First, the disclaimer: I’ve met Joe Paterno maybe three times in the past 41 years. I’ve met and talked to Sue a number of times, and she and my wife, Elaine, worked together at playschool and Our Lady of Victory Elementary School when our son Chris went there with the Paternos’ son Scott. Chris is still friends with Scott and his family.
When I went to Hershey Medical Center for bypass surgery, Scott and Heather invited Elaine there to stay at their home nearby for several nights to be near me. I even shoveled the snow off the Paternos’ walk a couple times when I moonlighted as a landscaper. I graduated from Penn State and still teach there in the Deputy Sheriff Academy.
We’ve heard a lot of accusations about Joe trying to protect the football players when they got in trouble, covering up for them. That’s not my experience!
Never once in my time as a police officer or judge has anyone in the football program asked me to cover up anything, withdraw a charge, or do something else unethical. I certainly saw a number of players get in trouble. Offenses ranged from simple summary offenses to felonies of the first degree.
The only thing that I remember about these situations was my friend Frank Rocco calling me at the police department on a Monday morning to inquire about a rumor he heard that some players had gotten in trouble. I would check and confirm the information, and Frank would say: “OK, Carm — I’ll tell Joe. Thank you.” Never once a request to do anything to cover up something.
As a judge, I also dealt with football players. Several years ago, a young man was brought into my court on a significant amount of unpaid warrants.
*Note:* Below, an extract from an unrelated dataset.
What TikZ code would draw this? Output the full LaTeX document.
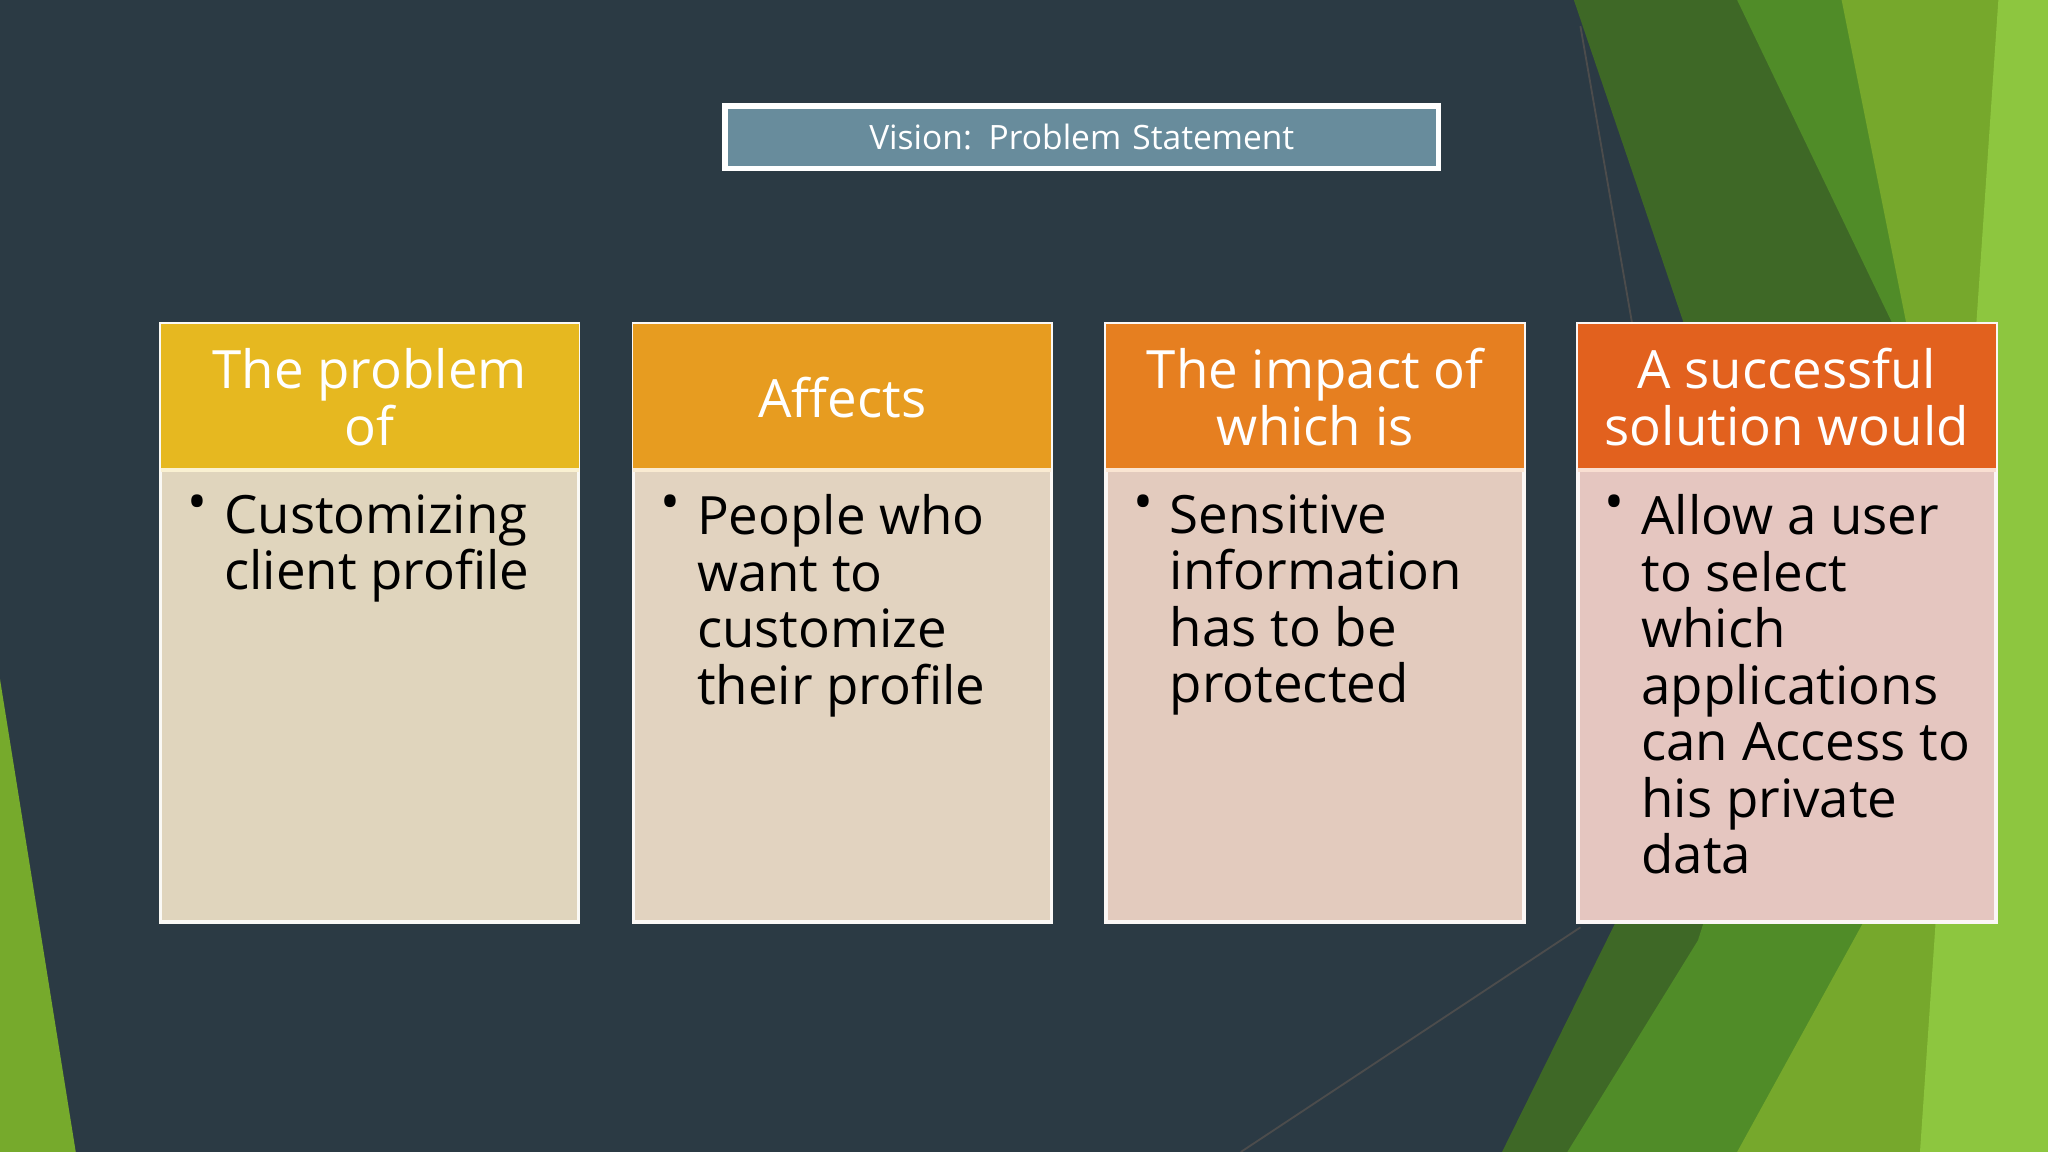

As it turned out, he was a first- or second-string football player and had ignored a large number of parking offenses.
He had asked for a payment plan and defaulted several times, ignoring the court’s warnings. The police had picked him up and brought him before the court. I told him the “jig was up” and that he had to pay the fines or go to jail. There was a possibility he would miss the next game in one or two days. He asked to make a phone call.
Shortly thereafter, several young men from the football program showed up and asked what they could do for him. I said produce the fines and costs. After about a half hour, they returned with the money in hand. It was quite evident that they had taken up a collection amongst his friends.
I released him and left it to them to settle the debts. No coaches or administrators called to ask a favor. Never once.
In all those years, if Joe was trying to protect his players, covering up for them, why didn’t I hear or see anything? Where were these conspiracies? I know that legal problems pained and embarrassed all of the coaching staff, but the players had to deal with the consequences on their own.
I should have written this before Joe died. We always wait too long. Maybe the family and friends will get some comfort from my experience.
Someone had to say it: never once.
Editor’s note: Carmine W. Prestia Jr. is a district judge based in downtown State College.